"Calcio sopra le barricate", Caremani
"Il calcio barricadiero", Romagna Gazzette settembre 2018
Il ’68 nel calcio, quello della “fantasia al potere”, non
è nato Italia. Neanche nella patria del pallone, l’Inghilterra, e neppure in
Germania o in Spagna. E’ nato in un posto che non ha conosciuto rivolte
studentesche e neppure quelle operaie: l’Olanda. È un luogo dove si “insegnano
un mondo e una morale incomprensibili agli altri”, ha scritto Mario Sconcerti.
Un mondo passato alla storia come “calcio totale”. Una incredibile generazione
di talenti uniti da un’idea nuova. Una rivoluzione culturale che non mieterà
successi, se non di club (Ajax), ma cambierà per sempre il volto al gioco.
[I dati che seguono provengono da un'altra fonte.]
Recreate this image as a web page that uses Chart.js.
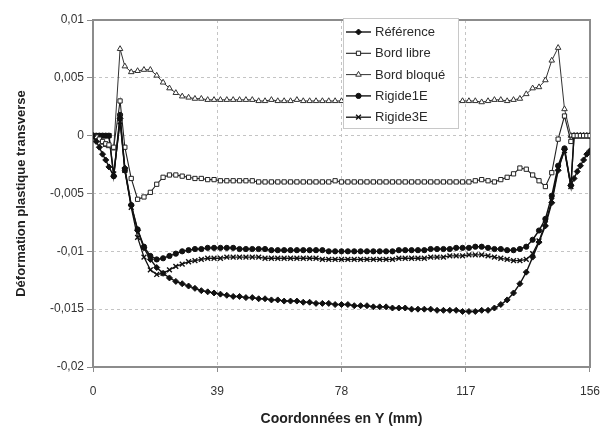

E
mentre gli olandesi erano in preda alla loro sconvolgente scoperta, cosa facevamo
noi italiani in quei convulsi anni? Vincevamo gli Europei. Il nostro 68 è stato
questo. Una vittoria, l’unica in questa competizione, incredibilmente passata nel
dimenticatoio, annichilita da una storica partita come Italia Germania 4-3 due
anni dopo.
Stranezze dello sport, che racconta Francesco Caremani nel “Calcio sopra le barricate”
(Bradipolibri, 2017). Sono due gli aspetti interessanti del libro. Prima di
tutto, la già accennata sottovalutazione della vittoria. I protagonisti di
quella doppia partita all’Olimpico contro la forte Jugoslavia, rimarcano questo
aspetto. Anastasi, Guarnieri, Domenghini, intervistati dall’autore, tutti
dicono la stessa cosa. L’ex Inter Guarnieri addirittura si dichiara “incazzato
con chi preferisce ricordare Italia-Germania, piuttosto che la vittoria agli
Europei”.
Poi c’è il secondo aspetto: il distacco politica-pallone,
in quegli anni. Mario Capanna, uno dei protagonisti di quella stagione, dice
candidamente che “non mi accorsi che c’erano gli Europei di calcio”. Lo stesso afferma
Giampiero Mughini, un altro agitatore del periodo: “negli ambienti giovanili della
contestazione di sinistra era abbastanza diffusa la convinzione che lo sport
fosse una questione, non dico appannaggio della destra, ma qualcosa di non
molto buono”. A confermare la lontananza tra ciò che avveniva nelle università
e nelle fabbriche, e il mondo del calcio, sono gli stessi calciatori, nelle
interviste a Gianni Rivera, Paolo Sollier e Gianfranco Zigoni. In realtà il
mondo del calcio non sarà sordo del tutto. Quell’anno infatti nascerà il
sindacato calciatori in segno di sussidiarietà nei confronti di chi giocava in
B e in C. Un granello nel mare magnum delle barricate del tempo.